Carbon taxes are the most effective approach because they can apply equally to consumers, businesses and industries, and serve as incentives for all those groups to reduce their energy consumption, they say.

“The market will go to work. The cost of energy will rise, which will provide businesses and households with an incentive to consume less and demand more fuel-efficient vehicles, equipment, appliances and buildings.

No argument from me on this, as far as it goes. Bruce McRae and Don Wright, who were deputy ministers and assistant deputy ministers in portfolios such as energy, forestry and education, also advocate cutting other taxes to compensate, so a carbon tax didn’t just look like a raid on people’s pockets. They’re two gentlemen after my own heart: before the last budget, I idly hoped Finance Minister Jim Flaherty would come out with something audacious like replacing the GST with a carbon tax that penalized activities with harmful external impacts, instead of, say, buying books or furniture or new shoes for the kids. I was, of course, disappointed.

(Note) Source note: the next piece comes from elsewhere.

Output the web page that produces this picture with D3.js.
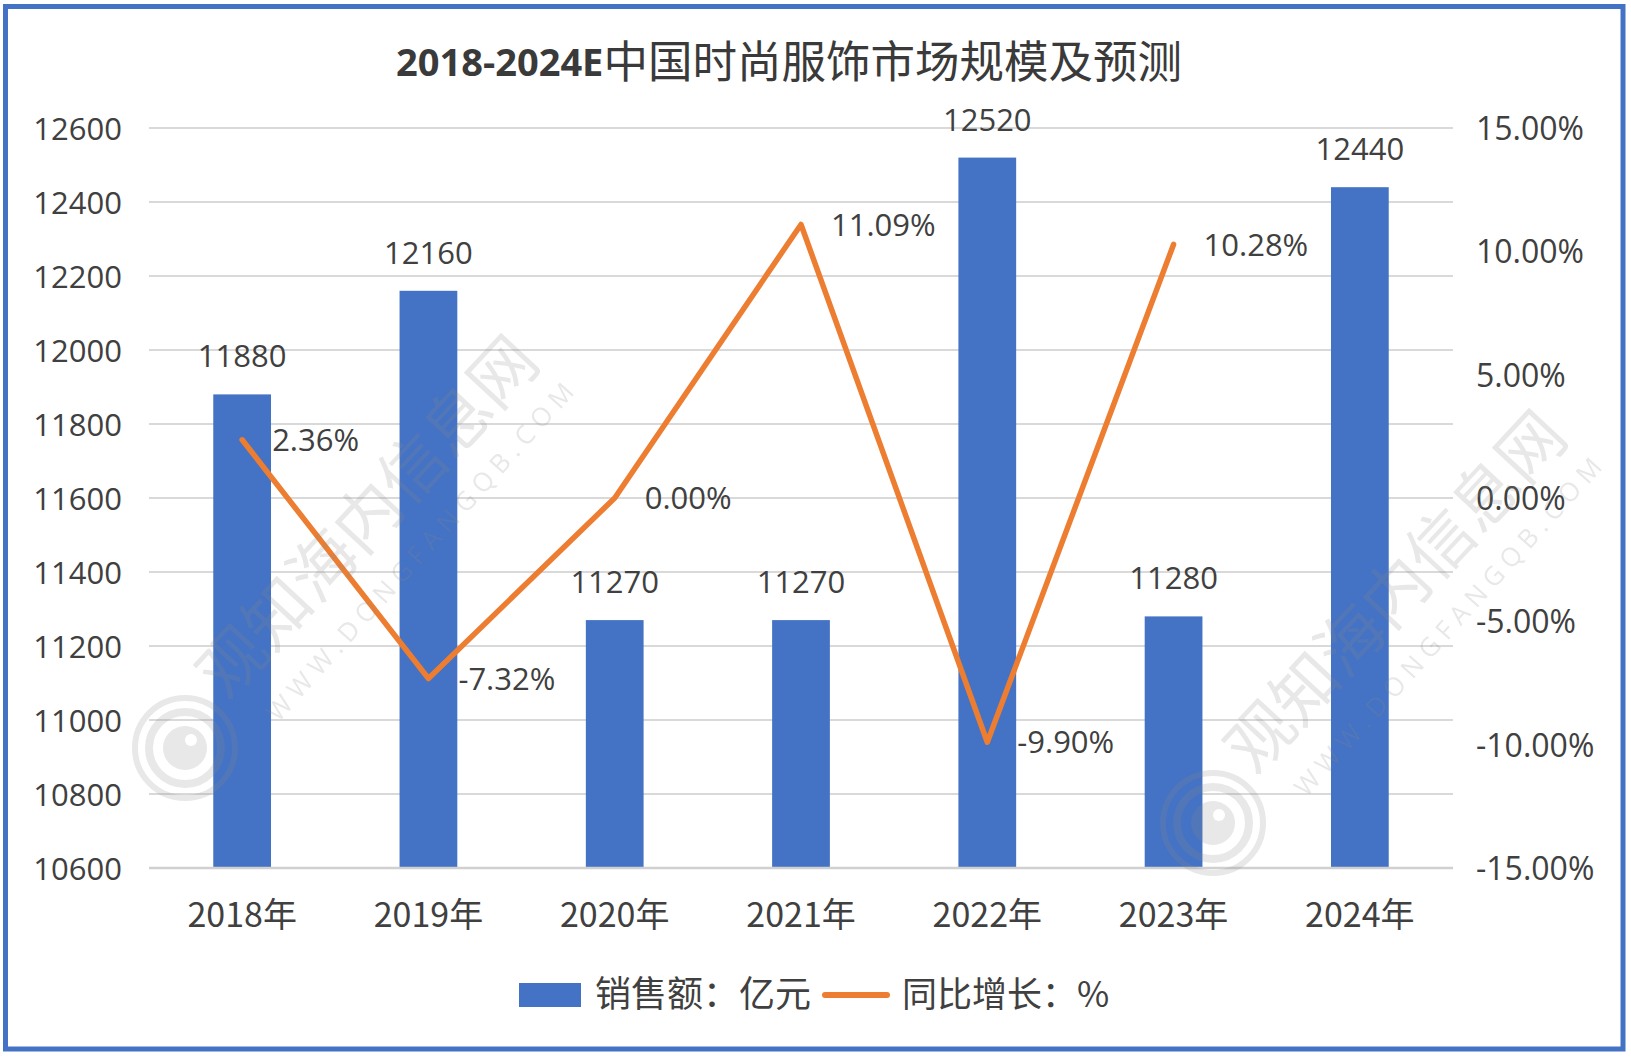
<!DOCTYPE html>
<html>
<head>
<meta charset="utf-8">
<script src="https://cdn.jsdelivr.net/npm/d3@7"></script>
<style>
  html, body { margin: 0; padding: 0; background: #ffffff; }
  svg { display: block; }
</style>
</head>
<body>
<svg id="chart" width="1631" height="1057"></svg>
<script>
// ---------------- data ----------------
const titleNum = "2018-2024E";
const titleText = "中国时尚服饰市场规模及预测";
const categories = ["2018年", "2019年", "2020年", "2021年", "2022年", "2023年", "2024年"];
const sales = [11880, 12160, 11270, 11270, 12520, 11280, 12440];
const growthCategories = ["2018年", "2019年", "2020年", "2021年", "2022年", "2023年"];
const growth = [2.36, -7.32, 0.00, 11.09, -9.90, 10.28];
const leftTicks = [10600, 10800, 11000, 11200, 11400, 11600, 11800, 12000, 12200, 12400, 12600];
const rightTicks = [-15, -10, -5, 0, 5, 10, 15];
const legendLabels = ["销售额：亿元", "同比增长：%"];
const watermarkText = "观知海内信息网";
const watermarkUrl = "WWW.DONGFANGQB.COM";

// ---------------- layout ----------------
const W = 1631, H = 1057;
const plot = { left: 149, right: 1453, top: 128, bottom: 868 };
const numFont = "'Open Sans', 'Noto Sans CJK SC', sans-serif";
const cjkFont = "'Noto Sans CJK SC', 'Noto Sans', sans-serif";
const textColor = "#404040";
const barColor = "#4472C4";
const lineColor = "#ED7D31";

const svg = d3.select("#chart");

svg.append("rect").attr("x", 0).attr("y", 0).attr("width", W).attr("height", H).attr("fill", "#fff");

const x = d3.scaleBand().domain(categories).range([plot.left, plot.right]).paddingInner(0).paddingOuter(0);
const yL = d3.scaleLinear().domain([10600, 12600]).range([plot.bottom, plot.top]);
const yR = d3.scaleLinear().domain([-15, 15]).range([plot.bottom, plot.top]);
const barW = x.bandwidth() * 0.31;

// gridlines
svg.append("g").selectAll("line").data(leftTicks.slice(1)).join("line")
  .attr("x1", plot.left).attr("x2", plot.right)
  .attr("y1", d => yL(d)).attr("y2", d => yL(d))
  .attr("stroke", "#D9D9D9").attr("stroke-width", 2);

// bars
svg.append("g").selectAll("rect").data(sales).join("rect")
  .attr("x", (d, i) => x(categories[i]) + x.bandwidth() / 2 - barW / 2)
  .attr("width", barW)
  .attr("y", d => yL(d))
  .attr("height", d => plot.bottom - yL(d))
  .attr("fill", barColor);

// bottom axis line
svg.append("line")
  .attr("x1", plot.left).attr("x2", plot.right)
  .attr("y1", plot.bottom).attr("y2", plot.bottom)
  .attr("stroke", "#D0D0D0").attr("stroke-width", 2.5);

// left axis
const gL = svg.append("g").attr("transform", `translate(${plot.left},0)`)
  .call(d3.axisLeft(yL).tickValues(leftTicks).tickSize(0).tickPadding(27).tickFormat(d => String(d)));
gL.select(".domain").remove();
gL.selectAll("text").attr("font-family", numFont).attr("font-size", 31).attr("fill", textColor).attr("dy", "0.36em");

// right axis
const fmtPct = v => (v < 0 ? "-" : "") + Math.abs(v).toFixed(2) + "%";
const gR = svg.append("g").attr("transform", `translate(${plot.right},0)`)
  .call(d3.axisRight(yR).tickValues(rightTicks).tickSize(0).tickPadding(23).tickFormat(fmtPct));
gR.select(".domain").remove();
gR.selectAll("text").attr("font-family", numFont).attr("font-size", 32).attr("fill", textColor).attr("dy", "0.36em");

// bottom axis
const gB = svg.append("g").attr("transform", `translate(0,${plot.bottom})`)
  .call(d3.axisBottom(x).tickSize(0));
gB.select(".domain").remove();
gB.selectAll("text").attr("font-family", cjkFont).attr("font-size", 34).attr("fill", textColor)
  .attr("y", 59).attr("dy", 0);

// line
const cx = c => x(c) + x.bandwidth() / 2;
const line = d3.line().x((d, i) => cx(growthCategories[i])).y(d => yR(d));
svg.append("path").datum(growth)
  .attr("d", line)
  .attr("fill", "none").attr("stroke", lineColor).attr("stroke-width", 5.5)
  .attr("stroke-linejoin", "round").attr("stroke-linecap", "round");

// bar labels
svg.append("g").selectAll("text").data(sales).join("text")
  .attr("x", (d, i) => cx(categories[i]))
  .attr("y", d => yL(d) - 27)
  .attr("text-anchor", "middle")
  .attr("font-family", numFont).attr("font-size", 31).attr("fill", textColor)
  .text(d => String(d));

// line labels
svg.append("g").selectAll("text").data(growth).join("text")
  .attr("x", (d, i) => cx(growthCategories[i]) + 30)
  .attr("y", d => yR(d))
  .attr("dy", "0.36em")
  .attr("font-family", numFont).attr("font-size", 31).attr("fill", textColor)
  .text(d => fmtPct(d));

// title
const title = svg.append("text").attr("x", 789).attr("y", 76).attr("text-anchor", "middle").attr("fill", "#3a3a3a");
title.append("tspan").attr("font-family", numFont).attr("font-weight", "bold").attr("font-size", 38).text(titleNum);
title.append("tspan").attr("font-family", cjkFont).attr("font-weight", "normal").attr("font-size", 44.5).attr("dy", 2).text(titleText);

// legend
const lg = svg.append("g");
lg.append("rect").attr("x", 519).attr("y", 983).attr("width", 62).attr("height", 24).attr("fill", barColor);
lg.append("text").attr("x", 595).attr("y", 1007).attr("font-family", cjkFont).attr("font-size", 36).attr("fill", textColor).text(legendLabels[0]);
lg.append("line").attr("x1", 825).attr("x2", 887).attr("y1", 995).attr("y2", 995)
  .attr("stroke", lineColor).attr("stroke-width", 6).attr("stroke-linecap", "round");
lg.append("text").attr("x", 902).attr("y", 1007).attr("font-family", cjkFont).attr("font-size", 35).attr("fill", textColor).text(legendLabels[1]);

// watermarks
function watermark(dx, dy) {
  const g = svg.append("g").attr("transform", `translate(${dx},${dy})`).attr("opacity", 0.2).attr("pointer-events", "none");
  g.append("text").attr("transform", "translate(368,517) rotate(-47)")
    .attr("text-anchor", "middle").attr("dy", "0.35em")
    .attr("font-family", cjkFont).attr("font-weight", "normal").attr("font-size", 66).attr("fill", "#8a8a8a")
    .text(watermarkText);
  g.append("text").attr("transform", "translate(420,552) rotate(-48)")
    .attr("text-anchor", "middle").attr("dy", "0.35em")
    .attr("font-family", numFont).attr("font-size", 26).attr("fill", "#8a8a8a")
    .attr("textLength", 444).attr("lengthAdjust", "spacing")
    .text(watermarkUrl);
  const lc = g.append("g").attr("transform", "translate(185,748)");
  lc.append("circle").attr("r", 50).attr("fill", "none").attr("stroke", "#8a8a8a").attr("stroke-width", 6);
  lc.append("circle").attr("r", 36).attr("fill", "none").attr("stroke", "#8a8a8a").attr("stroke-width", 8);
  lc.append("circle").attr("r", 22).attr("fill", "#8a8a8a");
  lc.append("circle").attr("cx", 6).attr("cy", -8).attr("r", 6).attr("fill", "#ffffff");
}
watermark(0, 0);
watermark(1028, 75);

// chart border
svg.append("rect").attr("x", 5.5).attr("y", 6.5).attr("width", 1617.5).attr("height", 1042.5)
  .attr("fill", "none").attr("stroke", "#4472C4").attr("stroke-width", 5);
</script>
</body>
</html>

Carbon taxes have two big things going for them:

  1. They’re simple, not requiring anybody to set up a trading facility the way you have to for emissions credits;
  2. They’re universal, applying equally to all burners of hydrocarbons — including you and me when we drive or buy briquettes for the barbecue — instead of just to major emitters that can be monitored.

These are significant merits. A carbon exchange isn’t very complicated if you work in the finance department of the kind of company that would compelled to participate in one, but carbon credits come in a lot of different forms and derivative instruments that aren’t necessarily easy for a non-professional to understand; survey the basic information offered by the experimental Chicago Carbon Exchange and see what I mean. That complexity leaves the concept open to criticisms like that of climate-change skeptic Richard Lindzen in the latest Newsweek, that “Enron was a leading lobbyist for Kyoto because it had hoped to capitalize on emissions trading.”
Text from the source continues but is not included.